**Stated task:** From the entries below, list each line with "React".

[Rows from a dataset of charts and code]
▬▬▬
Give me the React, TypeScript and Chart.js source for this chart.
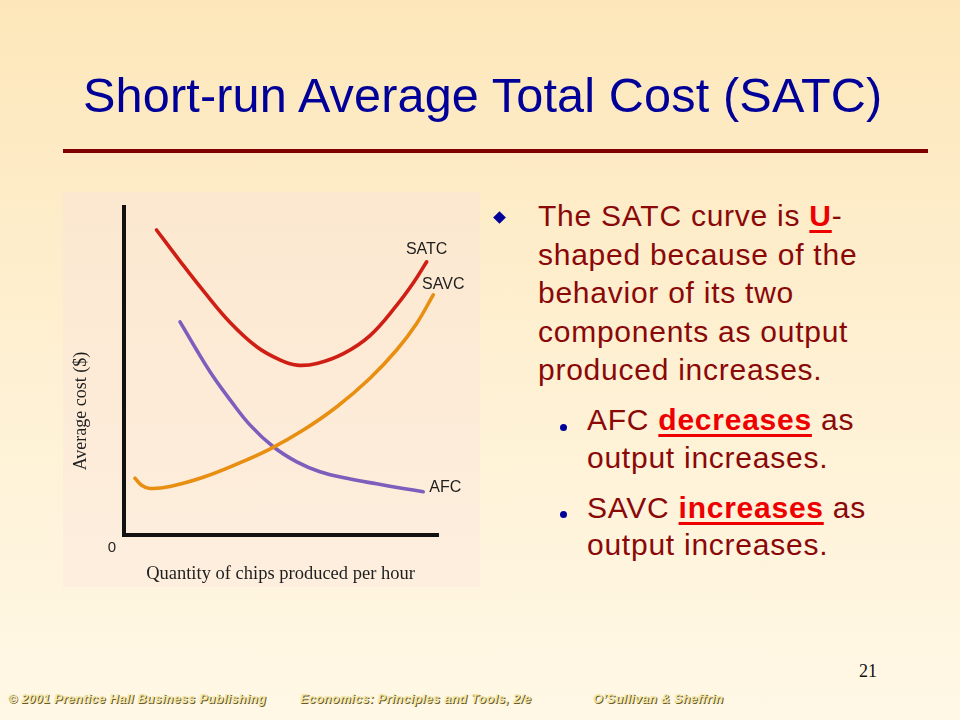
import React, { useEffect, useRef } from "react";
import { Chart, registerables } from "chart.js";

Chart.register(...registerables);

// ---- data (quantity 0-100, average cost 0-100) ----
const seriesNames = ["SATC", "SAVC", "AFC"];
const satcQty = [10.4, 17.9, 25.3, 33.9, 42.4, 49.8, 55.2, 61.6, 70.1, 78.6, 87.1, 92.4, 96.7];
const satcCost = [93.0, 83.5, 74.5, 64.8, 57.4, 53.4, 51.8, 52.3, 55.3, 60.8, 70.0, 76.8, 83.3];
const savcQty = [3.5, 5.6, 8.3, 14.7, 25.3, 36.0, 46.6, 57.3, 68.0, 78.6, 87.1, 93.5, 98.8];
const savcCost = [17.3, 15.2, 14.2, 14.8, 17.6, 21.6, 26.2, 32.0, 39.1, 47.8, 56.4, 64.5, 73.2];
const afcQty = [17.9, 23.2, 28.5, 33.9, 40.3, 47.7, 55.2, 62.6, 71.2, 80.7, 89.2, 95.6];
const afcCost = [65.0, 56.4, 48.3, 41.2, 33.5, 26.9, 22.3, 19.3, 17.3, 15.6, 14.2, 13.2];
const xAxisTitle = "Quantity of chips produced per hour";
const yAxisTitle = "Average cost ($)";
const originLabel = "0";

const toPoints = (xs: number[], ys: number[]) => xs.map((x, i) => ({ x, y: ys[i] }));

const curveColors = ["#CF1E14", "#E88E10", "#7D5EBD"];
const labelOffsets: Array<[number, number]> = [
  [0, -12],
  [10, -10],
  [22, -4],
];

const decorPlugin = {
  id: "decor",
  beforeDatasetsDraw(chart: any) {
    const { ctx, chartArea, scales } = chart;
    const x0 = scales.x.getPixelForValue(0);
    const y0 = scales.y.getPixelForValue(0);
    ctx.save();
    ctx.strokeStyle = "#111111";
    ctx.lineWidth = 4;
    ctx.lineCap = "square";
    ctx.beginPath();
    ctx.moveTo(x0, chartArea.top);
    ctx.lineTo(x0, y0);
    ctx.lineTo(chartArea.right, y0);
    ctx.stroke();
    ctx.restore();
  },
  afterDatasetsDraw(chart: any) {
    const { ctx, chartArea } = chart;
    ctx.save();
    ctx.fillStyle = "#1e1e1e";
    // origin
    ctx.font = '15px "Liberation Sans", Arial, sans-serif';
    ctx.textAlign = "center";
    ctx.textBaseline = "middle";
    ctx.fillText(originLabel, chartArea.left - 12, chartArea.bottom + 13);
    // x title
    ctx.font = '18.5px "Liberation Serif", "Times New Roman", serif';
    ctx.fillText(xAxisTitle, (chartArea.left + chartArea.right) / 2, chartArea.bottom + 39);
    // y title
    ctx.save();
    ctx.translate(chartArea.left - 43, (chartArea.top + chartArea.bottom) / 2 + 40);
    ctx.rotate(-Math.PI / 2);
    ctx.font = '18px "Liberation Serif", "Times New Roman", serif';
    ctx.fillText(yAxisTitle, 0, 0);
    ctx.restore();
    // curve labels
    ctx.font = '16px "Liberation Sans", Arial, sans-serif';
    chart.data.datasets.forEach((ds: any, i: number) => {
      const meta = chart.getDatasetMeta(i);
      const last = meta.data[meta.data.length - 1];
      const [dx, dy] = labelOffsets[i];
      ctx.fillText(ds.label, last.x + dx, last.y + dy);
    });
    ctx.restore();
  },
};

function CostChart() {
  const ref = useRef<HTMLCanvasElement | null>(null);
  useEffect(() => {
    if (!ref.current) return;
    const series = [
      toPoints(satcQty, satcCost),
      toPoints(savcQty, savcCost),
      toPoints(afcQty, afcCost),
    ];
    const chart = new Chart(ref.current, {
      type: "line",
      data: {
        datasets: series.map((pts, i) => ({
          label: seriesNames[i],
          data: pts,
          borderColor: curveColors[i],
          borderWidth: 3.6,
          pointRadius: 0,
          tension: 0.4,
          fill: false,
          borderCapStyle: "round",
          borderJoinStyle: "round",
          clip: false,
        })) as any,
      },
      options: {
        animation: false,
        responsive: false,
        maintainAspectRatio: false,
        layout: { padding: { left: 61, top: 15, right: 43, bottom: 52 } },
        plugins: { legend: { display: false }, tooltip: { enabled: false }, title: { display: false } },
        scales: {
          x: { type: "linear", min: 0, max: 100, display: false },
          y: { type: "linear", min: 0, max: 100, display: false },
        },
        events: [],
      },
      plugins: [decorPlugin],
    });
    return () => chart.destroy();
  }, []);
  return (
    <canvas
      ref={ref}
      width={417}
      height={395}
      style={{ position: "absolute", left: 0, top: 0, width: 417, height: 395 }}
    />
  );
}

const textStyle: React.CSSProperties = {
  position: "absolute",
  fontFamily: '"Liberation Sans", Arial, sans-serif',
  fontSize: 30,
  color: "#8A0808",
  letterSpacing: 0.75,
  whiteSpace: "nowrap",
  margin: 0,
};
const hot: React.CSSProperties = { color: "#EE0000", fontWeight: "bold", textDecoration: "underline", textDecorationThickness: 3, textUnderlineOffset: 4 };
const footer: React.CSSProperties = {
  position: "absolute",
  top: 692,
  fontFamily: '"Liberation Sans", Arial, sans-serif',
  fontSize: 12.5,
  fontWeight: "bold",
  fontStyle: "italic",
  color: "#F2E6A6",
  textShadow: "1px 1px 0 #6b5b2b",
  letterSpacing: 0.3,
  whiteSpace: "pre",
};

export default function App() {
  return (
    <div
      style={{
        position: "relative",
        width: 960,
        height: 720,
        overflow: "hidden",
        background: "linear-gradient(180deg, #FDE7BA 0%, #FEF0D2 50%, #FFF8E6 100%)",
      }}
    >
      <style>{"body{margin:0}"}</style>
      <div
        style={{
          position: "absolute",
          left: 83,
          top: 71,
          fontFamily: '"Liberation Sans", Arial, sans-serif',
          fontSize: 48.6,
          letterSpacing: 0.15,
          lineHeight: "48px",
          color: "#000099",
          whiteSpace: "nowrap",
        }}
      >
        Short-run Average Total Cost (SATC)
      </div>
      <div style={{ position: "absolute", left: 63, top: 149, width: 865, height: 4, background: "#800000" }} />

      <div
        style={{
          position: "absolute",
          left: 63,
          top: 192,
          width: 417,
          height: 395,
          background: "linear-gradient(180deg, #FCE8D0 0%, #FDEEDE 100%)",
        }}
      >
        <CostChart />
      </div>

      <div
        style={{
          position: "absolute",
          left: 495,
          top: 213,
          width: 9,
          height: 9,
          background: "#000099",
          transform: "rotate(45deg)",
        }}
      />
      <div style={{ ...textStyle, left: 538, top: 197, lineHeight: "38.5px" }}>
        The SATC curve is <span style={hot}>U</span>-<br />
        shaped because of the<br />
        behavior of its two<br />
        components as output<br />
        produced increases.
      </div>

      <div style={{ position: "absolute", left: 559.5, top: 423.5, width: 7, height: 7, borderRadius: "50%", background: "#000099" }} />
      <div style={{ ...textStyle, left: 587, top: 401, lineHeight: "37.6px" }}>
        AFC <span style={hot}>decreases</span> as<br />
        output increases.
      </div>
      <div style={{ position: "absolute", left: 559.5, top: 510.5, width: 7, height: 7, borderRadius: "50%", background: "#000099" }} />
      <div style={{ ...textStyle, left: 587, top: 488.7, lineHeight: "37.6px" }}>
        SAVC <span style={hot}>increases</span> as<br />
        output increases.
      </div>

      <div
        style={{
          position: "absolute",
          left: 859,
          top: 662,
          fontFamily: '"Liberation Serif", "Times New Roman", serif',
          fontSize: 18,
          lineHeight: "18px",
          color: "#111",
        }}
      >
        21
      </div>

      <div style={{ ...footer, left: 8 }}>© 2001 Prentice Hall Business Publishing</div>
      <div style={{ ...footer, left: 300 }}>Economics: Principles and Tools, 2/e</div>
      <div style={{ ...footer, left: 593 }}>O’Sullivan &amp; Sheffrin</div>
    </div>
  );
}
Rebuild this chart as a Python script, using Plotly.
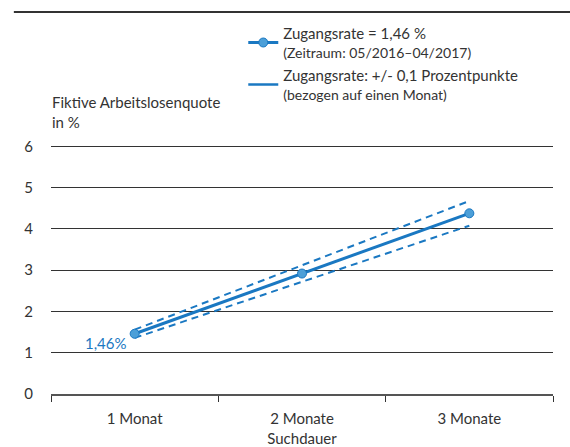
▬▬▬
**Correct answer:**
Give me the React, TypeScript and Chart.js source for this chart.
import React, { useEffect, useRef } from "react";
const textStyle: React.CSSProperties = {
const hot: React.CSSProperties = { color: "#EE0000", fontWeight: "bold", textDecoration: "underline", textDecorationThickness: 3, textUnderlineOffset: 4 };
const footer: React.CSSProperties = {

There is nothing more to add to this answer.